Según resumió Cleese, la sociedad británica cambió radicalmente en tan sólo seis meses: de estar caracterizada por lo que definió como «estrechez de miras», a verse metida de lleno en los que después se conocieron como los transgresores años sesenta. Además, coincidió que en aquel mismo momento aparecieron los Beatles con sus revolucionarios efectos en la música, la ideología, la moral, los modales e incluso el vestido y el peinado.

Pero una de las consecuencias más llamativas para los veteranos miembros de Monty Python fue la de que también cambiaron las personas a las que se pedía opinión. Pues los entrevistados hasta entonces en los medios de comunicación eran escritores, pensadores, profesores, políticos, militares, altos funcionarios del Estado y similares. Pero de repente se les dio la espalda y se empezaron a poner los focos sobre actores, cantantes, cómicos y otros integrantes del veterano gremio de los tañedores, danzarines y bufones. Las autoridades morales e intelectuales habían cambiado.

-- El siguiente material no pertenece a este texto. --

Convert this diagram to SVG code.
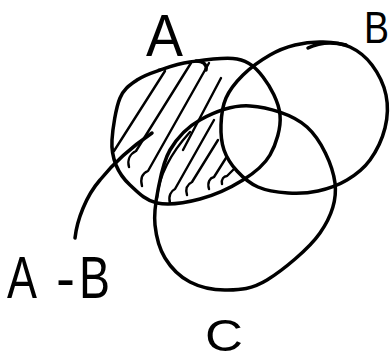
<svg xmlns="http://www.w3.org/2000/svg" width="392" height="362" viewBox="0 0 392 362">
  <style>
    .outline { fill: none; stroke: #000; stroke-width: 3.5; stroke-linecap: round; stroke-linejoin: round; }
    .hatch { fill: none; stroke: #000; stroke-width: 2.4; stroke-linecap: round; stroke-linejoin: round; }
    .label { font-family: "Liberation Sans", Arial, sans-serif; fill: #000; }
  </style>
  <rect width="392" height="362" fill="#fff"/>

  <g id="set-A">
    <path class="outline" d="M112,140 C112.7,128.8 115.8,108 120,98 C124.2,88 130.3,84.7 137,80 C143.7,75.3 151.2,73 160,70 C168.8,67 177.2,63.8 190,62 C202.8,60.2 224.8,56.5 237,59 C249.2,61.5 255.8,67.7 263,77 C270.2,86.3 278.8,102 280,115 C281.2,128 276.2,144.2 270,155 C263.8,165.8 254.7,172.7 243,180 C231.3,187.3 214.3,195.2 200,199 C185.7,202.8 168.7,205.3 157,203 C145.3,200.7 136.8,191.3 130,185 C123.2,178.7 119,172.5 116,165 C113,157.5 111.3,151.2 112,140 Z"/>
    <path class="outline" d="M196,61 C203,61 207,64 206,70"/>
    <text class="label" x="146" y="56" font-size="60" textLength="37" lengthAdjust="spacingAndGlyphs">A</text>
  </g>

  <g id="set-B">
    <path class="outline" d="M221,125 C221.3,116.3 222.3,106.3 226,98 C229.7,89.7 235.7,82.2 243,75 C250.3,67.8 261.3,60 270,55 C278.7,50 286.2,47.2 295,45 C303.8,42.8 313.8,41.7 323,42 C332.2,42.3 341.8,43.2 350,47 C358.2,50.8 366,57 372,65 C378,73 383.8,84.5 386,95 C388.2,105.5 387.7,117.2 385,128 C382.3,138.8 376.3,151.3 370,160 C363.7,168.7 355.7,174.8 347,180 C338.3,185.2 327.8,188.8 318,191 C308.2,193.2 298,193.7 288,193 C278,192.3 266.5,190.7 258,187 C249.5,183.3 242.7,177.2 237,171 C231.3,164.8 226.7,157.7 224,150 C221.3,142.3 220.7,133.7 221,125 Z"/>
    <path class="outline" d="M308,48 C320,42 334,42 346,45" stroke-width="2.5"/>
    <text class="label" x="364" y="43" font-size="44" textLength="25" lengthAdjust="spacingAndGlyphs">B</text>
  </g>

  <g id="set-C">
    <path class="outline" d="M250,106 C267.8,107.2 292.8,114.2 307,127 C321.2,139.8 332.8,165.3 335,183 C337.2,200.7 331.3,216.8 320,233 C308.7,249.2 282.5,270.5 267,280 C251.5,289.5 239.8,289.7 227,290 C214.2,290.3 200.3,287.3 190,282 C179.7,276.7 170.8,267.5 165,258 C159.2,248.5 156.2,236.3 155,225 C153.8,213.7 155.5,202.5 158,190 C160.5,177.5 163,161.7 170,150 C177,138.3 186.7,127.3 200,120 C213.3,112.7 232.2,104.8 250,106 Z"/>
    <text class="label" x="205" y="351" font-size="44" textLength="38" lengthAdjust="spacingAndGlyphs">C</text>
  </g>

  <g id="hatching-A-minus-B">
    <path class="hatch" d="M114,151 L165,71"/>
    <path class="hatch" d="M129,167 C127,160 130,154 136,151 L191,63"/>
    <path class="hatch" d="M142,186 C140,178 143,173 148,171 L209,63"/>
    <path class="hatch" d="M157,198 C159,176 170,154 190,132" stroke-width="5"/>
    <path class="hatch" d="M183,150 L221,78"/>
    <path class="hatch" d="M170,203 C168,196 171,191 175,189 L214,120"/>
    <path class="hatch" d="M187,195 C185,188 188,184 192,182 L218,140"/>
    <path class="hatch" d="M209,189 C207,182 210,178 214,177 L226,158"/>
    <path class="hatch" d="M222,184 C221,179 224,176 227,176 L234,169"/>
  </g>

  <g id="label-A-minus-B">
    <text class="label" y="298" font-size="60"><tspan x="7" textLength="30" lengthAdjust="spacingAndGlyphs">A</tspan><tspan x="56" textLength="19" lengthAdjust="spacingAndGlyphs">-</tspan><tspan x="79" textLength="31" lengthAdjust="spacingAndGlyphs">B</tspan></text>
  </g>

  <g id="connectors">
    <path class="outline" stroke-width="3" d="M75,238 C77,220 86,196 100,180 C112,165 130,148 152,133"/>
  </g>
</svg>
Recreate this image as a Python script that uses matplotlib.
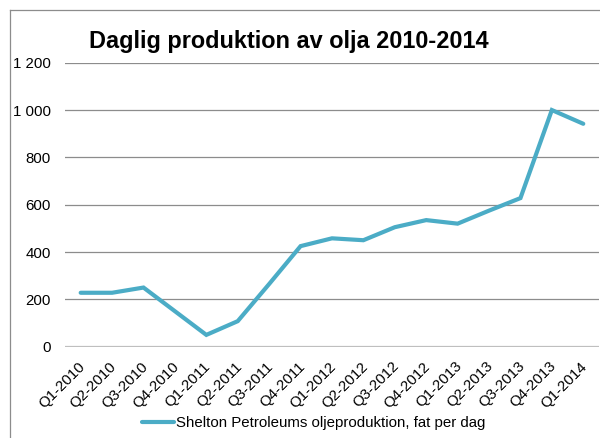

A partir de aquel momento, el fenómeno se universalizó hasta el punto de que no hay país que se precie de moderno en el que no se considere que la opinión política —o moral, o religiosa, o de casi cualquier otro tipo— de los miembros del gremio antedicho es más digna de ser tenida en cuenta que la de filósofos, cirujanos, arquitectos, campesinos o marineros. Novedosa modalidad de clasismo que, sin embargo, no arranca ninguna queja de la progresía. No sólo eso, sino que precisamente la progresía, tanto la de izquierdas como la derechas, es la más aficionada a conferir prestigio a sus ideas —o más bien a la ausencia de ellas— mediante el apoyo de unos cuantos famosillos que no suelen necesitar ni abrir la boca, pues sólo con su imagen o a lo sumo con un gesto —recuérdese el club de la ceja en apoyo de Zapatero— cumplen con su función aleccionadora.

Pero en todas partes cuecen habas, y en el centro del imperio a calderadas. En estas semanas finales de la campaña electoral estadounidense quizá merezca la pena recordar la oferta chupadora que lanzó Madonna en 2016: a todo el que votara a Hillary Clinton la celebérrima reina del pop le prometió una felación. Y con todo tipo de detalles que no sería caballeroso reproducir aquí. Es de suponer que, para el bien tanto de ella como de los votantes demócratas, la voluntariosa cantante incumplió su promesa.

Han pasado ocho años y ahora le ha tocado a la nueva estrella del pop, Taylor Swift, bendecir urbi et orbi a Kamala Harris en su contienda contra Donald Trump, sucesor de Fantomas en el trono del mal. Aunque parece que esta vez han quedado al margen los asuntos succionatorios.

¡Qué le vamos a hacer! Vivimos en la era de las masas soberanas, por lo que no queda más remedio que resignarse a que los creadores de opinión y referentes morales sean los miembros de las profesiones que durante siglos se encargaron de hacer reír a los demás.